The firms say that higher customer bills – which now average £1,345 a year per household – are attributable to higher wholesale energy prices. In other words, they argue that their own costs have gone up as the international price of oil and gas has soared.

Wholesale prices seem to be a one-way street as far as these firms are concerned. When global energy prices fall, as they did in 2008-09, fuel bills remain high. When they rise, as they have since 2010, the companies pass the increases on to customers. In response, the sector's regulator, Ofgem, proposes some tinkering. It wants to force suppliers to simplify tariffs to make it easier for customers to compare prices and switch suppliers. No one would object to simpler bills. But this alone is not going to deliver dramatic effects on prices. That is because the fundamental problem lies not in the behaviour of customers, but in the structure of the market.

The energy firms operate like an effective cartel. Customer prices charged by different firms move with remarkable synchronicity.
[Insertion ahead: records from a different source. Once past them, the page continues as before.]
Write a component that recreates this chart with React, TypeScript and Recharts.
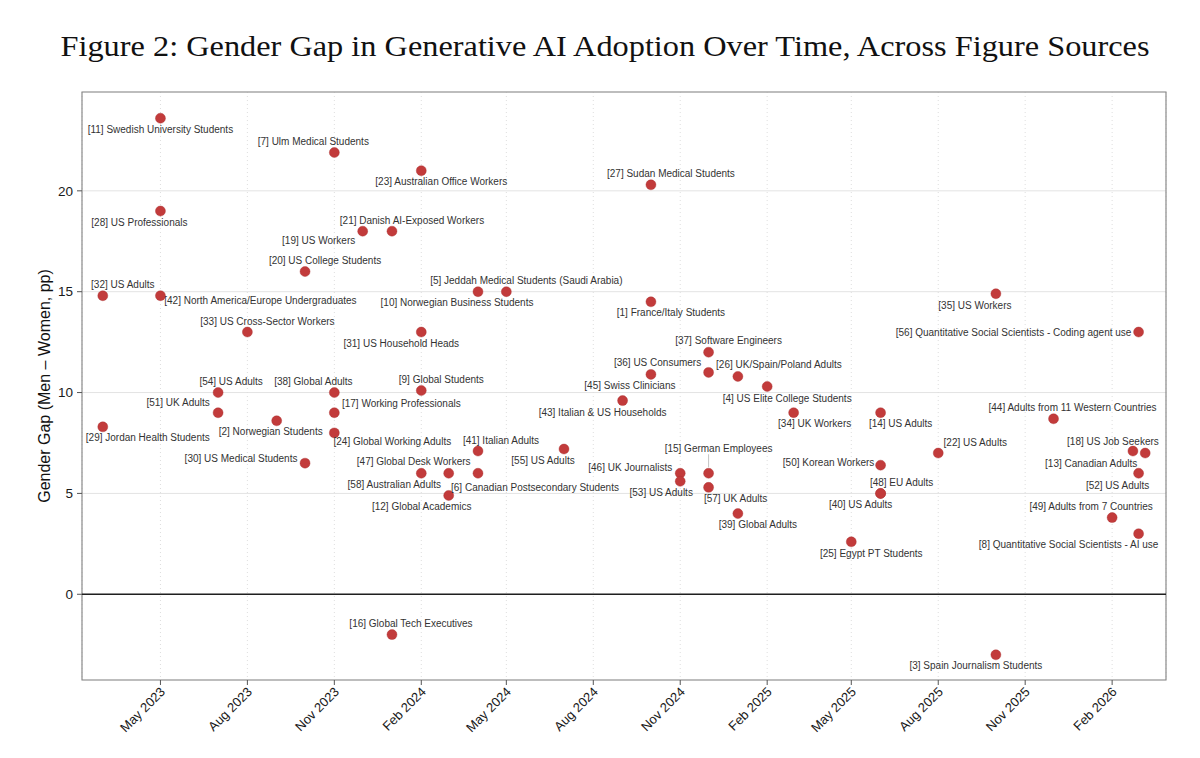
import React from 'react';
import {
  CartesianGrid,
  ReferenceArea,
  ReferenceLine,
  Scatter,
  ScatterChart,
  XAxis,
  YAxis,
} from 'recharts';

// one entry per source, same order in every array
const sourceIds = [
  1, 2, 3, 4, 5, 6, 7, 8, 9, 10, 11, 12, 13, 14, 15, 16, 17, 18, 19, 20, 21, 22, 23, 24, 25, 26, 27, 28, 29,
  30, 31, 32, 33, 34, 35, 36, 37, 38, 39, 40, 41, 42, 43, 44, 45, 46, 47, 48, 49, 50, 51, 52, 53, 54, 55, 56,
  57, 58,
];

const sourceNames = [
  'France/Italy Students',
  'Norwegian Students',
  'Spain Journalism Students',
  'US Elite College Students',
  'Jeddah Medical Students (Saudi Arabia)',
  'Canadian Postsecondary Students',
  'Ulm Medical Students',
  'Quantitative Social Scientists - AI use',
  'Global Students',
  'Norwegian Business Students',
  'Swedish University Students',
  'Global Academics',
  'Canadian Adults',
  'US Adults',
  'German Employees',
  'Global Tech Executives',
  'Working Professionals',
  'US Job Seekers',
  'US Workers',
  'US College Students',
  'Danish AI-Exposed Workers',
  'US Adults',
  'Australian Office Workers',
  'Global Working Adults',
  'Egypt PT Students',
  'UK/Spain/Poland Adults',
  'Sudan Medical Students',
  'US Professionals',
  'Jordan Health Students',
  'US Medical Students',
  'US Household Heads',
  'US Adults',
  'US Cross-Sector Workers',
  'UK Workers',
  'US Workers',
  'US Consumers',
  'Software Engineers',
  'Global Adults',
  'Global Adults',
  'US Adults',
  'Italian Adults',
  'North America/Europe Undergraduates',
  'Italian & US Households',
  'Adults from 11 Western Countries',
  'Swiss Clinicians',
  'UK Journalists',
  'Global Desk Workers',
  'EU Adults',
  'Adults from 7 Countries',
  'Korean Workers',
  'UK Adults',
  'US Adults',
  'US Adults',
  'US Adults',
  'US Adults',
  'Quantitative Social Scientists - Coding agent use',
  'UK Adults',
  'Australian Adults',
];

const surveyDates = [
  '2024-10-01', '2023-09-01', '2025-10-01', '2025-02-01', '2024-05-01', '2024-04-01', '2023-11-01',
  '2026-03-01', '2024-02-01', '2024-04-01', '2023-05-01', '2024-03-01', '2026-03-08', '2025-06-01',
  '2024-12-01', '2024-01-01', '2023-11-01', '2026-02-23', '2023-12-01', '2023-10-01', '2024-01-01',
  '2025-08-01', '2024-02-01', '2023-11-01', '2025-05-01', '2025-01-01', '2024-10-01', '2023-05-01',
  '2023-03-01', '2023-10-01', '2024-02-01', '2023-03-01', '2023-08-01', '2025-03-01', '2025-10-01',
  '2024-12-01', '2024-12-01', '2023-11-01', '2025-01-01', '2025-06-01', '2024-04-01', '2023-05-01',
  '2024-09-01', '2025-12-01', '2024-10-01', '2024-11-01', '2024-03-01', '2025-06-01', '2026-02-01',
  '2025-06-01', '2023-07-01', '2026-03-01', '2024-11-01', '2023-07-01', '2024-07-01', '2026-03-01',
  '2024-12-01', '2024-02-01',
];

// men minus women, percentage points
const genderGaps = [
  14.5, 8.6, -3.0, 10.3, 15.0, 6.0, 21.9, 3.0, 10.1, 15.0, 23.6, 4.9, 7.0, 9.0, 6.0, -2.0, 9.0, 7.1, 18.0,
  16.0, 18.0, 7.0, 21.0, 8.0, 2.6, 10.8, 20.3, 19.0, 8.3, 6.5, 13.0, 14.8, 13.0, 9.0, 14.9, 11.0, 12.0, 10.0,
  4.0, 5.0, 7.1, 14.8, 9.6, 8.7, 10.9, 6.0, 6.0, 5.0, 3.8, 6.4, 9.0, 6.0, 5.6, 10.0, 7.2, 13.0, 5.3, 6.0,
];

const xTickDates = [
  '2023-05-01', '2023-08-01', '2023-11-01', '2024-02-01', '2024-05-01', '2024-08-01',
  '2024-11-01', '2025-02-01', '2025-05-01', '2025-08-01', '2025-11-01', '2026-02-01',
];
const yTicks = [0, 5, 10, 15, 20];

// where each repelled label ended up, px offset of its centre from the point
const labelNudges: [number, number][] = [
  [20, 11], [-6, 11], [-20, 11], [20, 12], [20, -11], [57, 14], [-21, -11], [-70, 11], [20, -11],
  [-21, 11], [0, 11], [-27, 11], [-54, 10], [20, 11], [10, -25], [19, -11], [67, -9], [-20, -10],
  [-44, 9], [20, -11], [20, -11], [37, -11], [20, 11], [58, 9], [20, 12], [41, -12], [20, -11],
  [-21, 11], [45, 11], [-64, -5], [-20, 11], [20, -11], [20, -11], [21, 11], [-21, 12], [-51, -10],
  [20, -12], [-21, -11], [20, 11], [-20, 11], [23, -11], [100, 5], [-20, 12], [19, -11], [-21, 11],
  [-50, -6], [-35, -12], [21, -11], [-21, -11], [-52, -3], [-40, -10], [-21, 12], [-19, 11], [13, -11],
  [-21, 11], [-125, 0], [27, 11], [-27, 11],
];

const dayMs = 86400000;
const toTime = (d: string) => Date.parse(d + 'T00:00:00Z');
const monthNames = ['Jan', 'Feb', 'Mar', 'Apr', 'May', 'Jun', 'Jul', 'Aug', 'Sep', 'Oct', 'Nov', 'Dec'];
const fmtMonth = (t: number) => {
  const d = new Date(t);
  return `${monthNames[d.getUTCMonth()]} ${d.getUTCFullYear()}`;
};

const xDomain = [toTime('2023-05-01') - 83 * dayMs, toTime('2023-05-01') + 1064 * dayMs];
const yDomain = [-4.25, 24.9];

const points = sourceIds.map((id, i) => ({
  id,
  label: `[${id}] ${sourceNames[i]}`,
  t: toTime(surveyDates[i]),
  gap: genderGaps[i],
  nudge: labelNudges[i],
}));

const SANS = '"Liberation Sans", Arial, Helvetica, sans-serif';
const DOT = '#c23b3b';
const R = 5;

let measureCtx: CanvasRenderingContext2D | null = null;
function textWidth(s: string): number {
  if (!measureCtx) measureCtx = document.createElement('canvas').getContext('2d');
  if (!measureCtx) return s.length * 5;
  measureCtx.font = `10px ${SANS}`;
  return measureCtx.measureText(s).width;
}

function Dot(props: any) {
  const { cx, cy } = props;
  if (cx == null || cy == null) return null;
  return <circle cx={cx} cy={cy} r={R} fill={DOT} stroke="#a93030" strokeWidth={0.4} />;
}

function RepelLabel(props: any) {
  const { cx, cy, payload } = props;
  if (cx == null || cy == null) return null;
  const [dx, dy] = payload.nudge;
  const lx = cx + dx;
  const ly = cy + dy;
  const w = textWidth(payload.label);
  // nearest point of the label box to the dot
  const bx0 = lx - w / 2 - 1.5;
  const bx1 = lx + w / 2 + 1.5;
  const by0 = ly - 6;
  const by1 = ly + 6;
  const nx = Math.min(Math.max(cx, bx0), bx1);
  const ny = Math.min(Math.max(cy, by0), by1);
  const vx = nx - cx;
  const vy = ny - cy;
  const d = Math.hypot(vx, vy);
  let seg = null;
  if (d > R + 3) {
    const sx = cx + (vx / d) * (R + 1);
    const sy = cy + (vy / d) * (R + 1);
    seg = <line x1={sx} y1={sy} x2={nx} y2={ny} stroke="#b5b5b5" strokeWidth={0.8} />;
  }
  return (
    <g>
      {seg}
      <text x={lx} y={ly} dy="0.35em" textAnchor="middle" fontSize={10} fontFamily={SANS} fill="#333">
        {payload.label}
      </text>
    </g>
  );
}

function XTick(props: any) {
  const { x, payload } = props;
  return (
    <text
      transform={`translate(${x - 1},686) rotate(-45)`}
      textAnchor="end"
      dy="0.71em"
      fontSize={13}
      fontFamily={SANS}
      fill="#1a1a1a"
    >
      {fmtMonth(payload.value)}
    </text>
  );
}

export default function App() {
  return (
    <div style={{ position: 'absolute', left: 0, top: 0, width: 1200, height: 758, background: '#fff' }}>
      <ScatterChart width={1200} height={758} margin={{ top: 92, right: 34, bottom: 0, left: 0 }}>
        <CartesianGrid vertical={false} stroke="#e3e3e3" strokeWidth={1} />
        <CartesianGrid horizontal={false} stroke="#dedede" strokeDasharray="1 3" strokeWidth={1} />
        <XAxis
          type="number"
          dataKey="t"
          domain={xDomain}
          ticks={xTickDates.map(toTime)}
          interval={0}
          height={78}
          tickSize={5}
          tick={<XTick />}
          tickLine={{ stroke: '#555' }}
          axisLine={false}
        />
        <YAxis
          type="number"
          dataKey="gap"
          domain={yDomain}
          ticks={yTicks}
          interval={0}
          width={82}
          tickSize={5}
          tickMargin={4}
          tick={{ fontSize: 13.5, fontFamily: SANS, fill: '#1a1a1a' }}
          tickLine={{ stroke: '#555' }}
          axisLine={false}
        />
        <ReferenceLine y={0} stroke="#1f1f1f" strokeWidth={1.6} />
        <ReferenceArea
          x1={xDomain[0]}
          x2={xDomain[1]}
          y1={yDomain[0]}
          y2={yDomain[1]}
          fill="none"
          fillOpacity={0}
          stroke="#8a8a8a"
          strokeWidth={1.2}
        />
        <Scatter data={points} shape={<Dot />} isAnimationActive={false} />
        <Scatter data={points} shape={<RepelLabel />} isAnimationActive={false} />
      </ScatterChart>
      <svg
        width={1200}
        height={758}
        style={{ position: 'absolute', left: 0, top: 0, pointerEvents: 'none' }}
      >
        <text
          x={60.5}
          y={56}
          textLength={1089}
          lengthAdjust="spacingAndGlyphs"
          fontSize={30}
          fontFamily='"Liberation Serif", "DejaVu Serif", serif'
          fill="#111"
        >
          Figure 2: Gender Gap in Generative AI Adoption Over Time, Across Figure Sources
        </text>
        <text
          transform="translate(44.5,386) rotate(-90)"
          textAnchor="middle"
          dy="0.35em"
          fontSize={16}
          fontFamily={SANS}
          fill="#111"
        >
          Gender Gap (Men – Women, pp)
        </text>
      </svg>
    </div>
  );
}
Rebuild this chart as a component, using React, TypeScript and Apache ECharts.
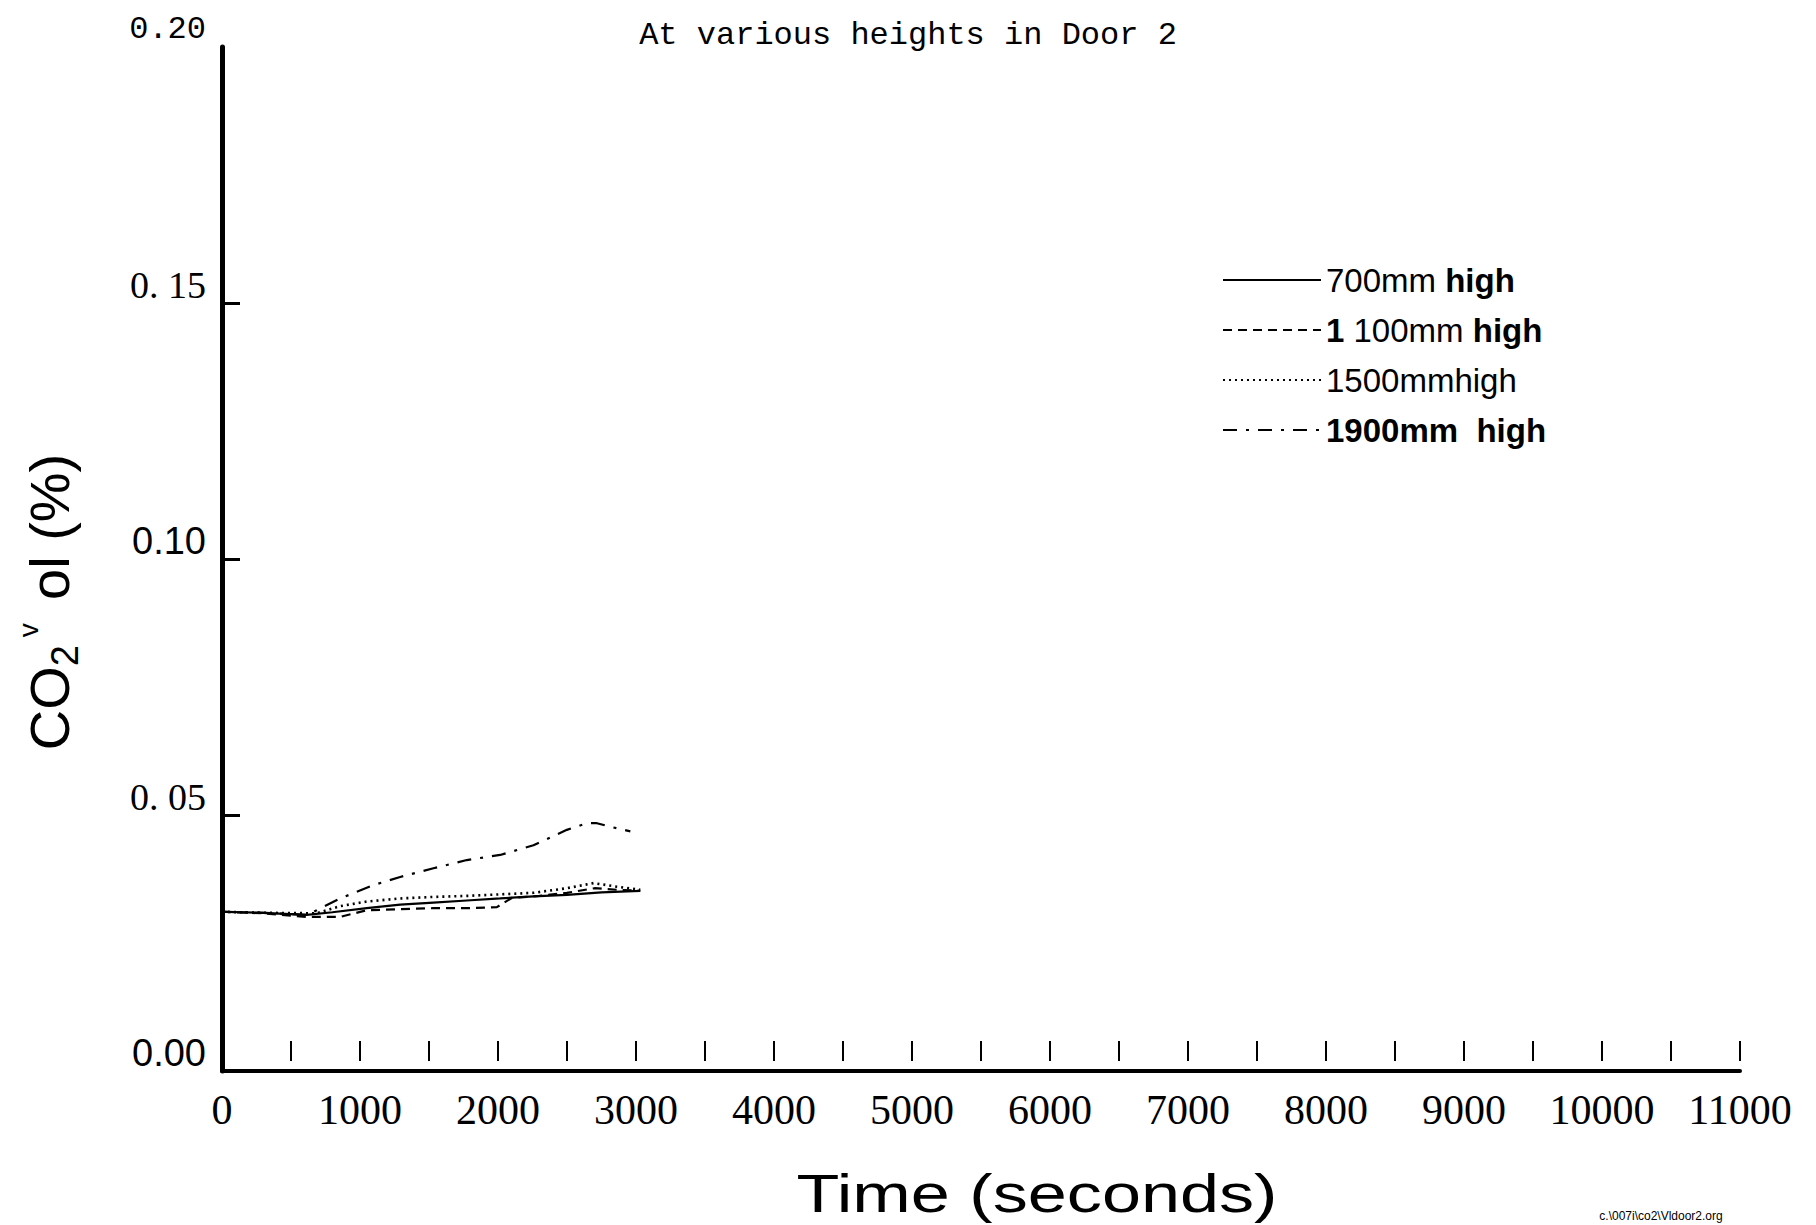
import React, { useEffect, useRef } from "react";
import * as echarts from "echarts";

// ---- data ----
const seriesNames = ["700mm high", "1 100mm high", "1500mmhigh", "1900mm  high"];

const t700 = [0, 300, 614, 800, 1049, 1291, 1532, 1774, 2016, 2257, 2499, 2750, 3031];
const v700 = [0.0311, 0.0309, 0.0305, 0.031, 0.0318, 0.0325, 0.0329, 0.0333, 0.0337, 0.0341, 0.0344, 0.0349, 0.0352];

const t1100 = [0, 300, 614, 856, 1049, 1291, 1532, 1774, 1992, 2100, 2300, 2499, 2700, 2862, 3031];
const v1100 = [0.0311, 0.0308, 0.0301, 0.0301, 0.0314, 0.0316, 0.0318, 0.0318, 0.032, 0.0338, 0.0342, 0.0348, 0.0357, 0.0354, 0.0352];

const t1500 = [0, 300, 686, 856, 1049, 1291, 1532, 1774, 2016, 2257, 2499, 2693, 2862, 3031];
const v1500 = [0.0311, 0.0309, 0.0308, 0.0322, 0.0331, 0.0337, 0.034, 0.0342, 0.0345, 0.0348, 0.0357, 0.0367, 0.036, 0.0354];

const t1900 = [0, 300, 614, 686, 856, 1097, 1291, 1532, 1774, 2016, 2257, 2499, 2645, 2717, 2814, 2959];
const v1900 = [0.0311, 0.0309, 0.0305, 0.0314, 0.0337, 0.0363, 0.0379, 0.0396, 0.0412, 0.0422, 0.0441, 0.0471, 0.0484, 0.0484, 0.0477, 0.0468];

const yTickLabels = ["{sans|0.00}", "{serif|0. 05}", "{sans|0.10}", "{serif|0. 15}", "{mono|0.20}"];
const yTickMarks = [0.05, 0.1, 0.15];
const legendLabels: Record<string, string> = {
  "700mm high": "{r|700mm }{b|high}",
  "1 100mm high": "{b|1}{r| 100mm }{b|high}",
  "1500mmhigh": "{r|1500mmhigh}",
  "1900mm  high": "{b|1900mm  high}",
};
const titleText = "At various heights in Door 2";
const xName = "Time (seconds)";
const footnote = "c.\\007i\\co2\\Vldoor2.org";

const pairs = (t: number[], v: number[]) => t.map((x, i) => [x, v[i]]);

export default function App() {
  const ref = useRef<HTMLDivElement>(null);
  useEffect(() => {
    document.body.style.margin = "0";
    const chart = echarts.init(ref.current!, null, { renderer: "svg" });
    const lineBase = { color: "#000", width: 2.2 };
    chart.setOption({
      animation: false,
      backgroundColor: "#fff",
      color: ["#000", "#000", "#000", "#000"],
      title: {
        text: titleText,
        left: "center",
        top: 14,
        textStyle: { fontFamily: "Liberation Mono", fontSize: 32, fontWeight: "normal", color: "#000" },
      },
      grid: { left: 222, right: 76, top: 47, bottom: 154, containLabel: false },
      legend: {
        data: seriesNames,
        orient: "vertical",
        left: 1217,
        top: 255,
        itemWidth: 98,
        itemHeight: 14,
        itemGap: 10,
        itemStyle: { opacity: 0 },
        formatter: (n: string) => legendLabels[n] ?? n,
        textStyle: {
          color: "#000",
          fontSize: 33,
          lineHeight: 40,
          rich: {
            r: { fontFamily: "Liberation Sans", fontSize: 33, fontWeight: "normal", color: "#000", lineHeight: 40 },
            b: { fontFamily: "Liberation Sans", fontSize: 33, fontWeight: "bold", color: "#000", lineHeight: 40 },
          },
        },
      },
      xAxis: [
        {
          type: "value",
          position: "bottom",
          min: 0,
          max: 11000,
          interval: 1000,
          axisLine: { show: true, onZero: false, lineStyle: { color: "#000", width: 4 } },
          axisTick: { show: false },
          splitLine: { show: false },
          axisLabel: {
            fontFamily: "Liberation Serif",
            fontSize: 42,
            color: "#000",
            margin: 18,
            formatter: (v: number) => String(v),
          },
        },
        {
          type: "value",
          position: "bottom",
          min: 0,
          max: 11000,
          interval: 500,
          offset: -10,
          axisLine: { show: false, onZero: false },
          axisTick: { show: true, inside: true, length: 20, lineStyle: { color: "#000", width: 2 } },
          splitLine: { show: false },
          axisLabel: { show: false },
        },
      ],
      yAxis: {
        type: "value",
        min: 0,
        max: 0.2,
        interval: 0.05,
        axisLine: { show: true, onZero: false, lineStyle: { color: "#000", width: 5 } },
        axisTick: { show: true, inside: true, length: 18, customValues: yTickMarks, lineStyle: { color: "#000", width: 3 } },
        splitLine: { show: false },
        axisLabel: {
          margin: 16,
          verticalAlign: "bottom",
          formatter: (v: number) => yTickLabels[Math.round(v / 0.05)] ?? "",
          rich: {
            sans: { fontFamily: "Liberation Sans", fontSize: 38, color: "#000", lineHeight: 36 },
            serif: { fontFamily: "Liberation Serif", fontSize: 38, color: "#000", lineHeight: 36 },
            mono: { fontFamily: "Liberation Mono", fontSize: 32, color: "#000", lineHeight: 36 },
          },
        },
      },
      series: [
        { name: seriesNames[0], type: "line", symbol: "none", data: pairs(t700, v700), itemStyle: { color: "#000" }, lineStyle: { ...lineBase, type: "solid" } },
        { name: seriesNames[1], type: "line", symbol: "none", data: pairs(t1100, v1100), itemStyle: { color: "#000" }, lineStyle: { ...lineBase, type: [9, 6] } },
        { name: seriesNames[2], type: "line", symbol: "none", data: pairs(t1500, v1500), itemStyle: { color: "#000" }, lineStyle: { ...lineBase, width: 2.6, type: [2, 4] } },
        { name: seriesNames[3], type: "line", symbol: "none", data: pairs(t1900, v1900), itemStyle: { color: "#000" }, lineStyle: { ...lineBase, type: [14, 9, 3, 9] } },
      ],
      graphic: [
        {
          type: "text",
          x: 49,
          y: 602,
          rotation: Math.PI / 2,
          style: {
            text: "{m|CO}{sub|2}{sup| v }{m| ol (%)}",
            textAlign: "center",
            textVerticalAlign: "middle",
            fill: "#000",
            rich: {
              m: { fontFamily: "Liberation Sans", fontSize: 56, lineHeight: 70, verticalAlign: "middle", fill: "#000" },
              sub: { fontFamily: "Liberation Sans", fontSize: 38, lineHeight: 70, verticalAlign: "bottom", fill: "#000" },
              sup: { fontFamily: "Liberation Sans", fontSize: 28, lineHeight: 70, verticalAlign: "top", fill: "#000" },
            },
          },
        },
        {
          type: "text",
          x: 1037,
          y: 1193,
          scaleX: 1.3,
          style: {
            text: xName,
            font: '54px "Liberation Sans"',
            textAlign: "center",
            textVerticalAlign: "middle",
            fill: "#000",
          },
        },
        {
          type: "text",
          x: 1661,
          y: 1216,
          style: {
            text: footnote,
            font: '12px "Liberation Sans"',
            textAlign: "center",
            textVerticalAlign: "middle",
            fill: "#000",
          },
        },
      ],
    });
    return () => chart.dispose();
  }, []);
  return <div ref={ref} style={{ width: 1816, height: 1225 }} />;
}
The solution is to demand that these firms break themselves up into smaller units and generate proper competition. That would exert downward pressure on customer prices. Ofgem should never have allowed the sector to be dominated by such a small number of players.

Another problem is that these firms are vertically integrated, which means that they generate electricity and sell it to customers. In other words, they make money right across the supply chain.

The solution here is to compel firms to auction all the energy they produce in a transparent market, which different energy retail arms would then bid for. That, too, should exert downward pressure on final customer prices. Until the regulatory authorities address the structure of the energy market, rather than merely trying to give customers more information, the gouging will continue.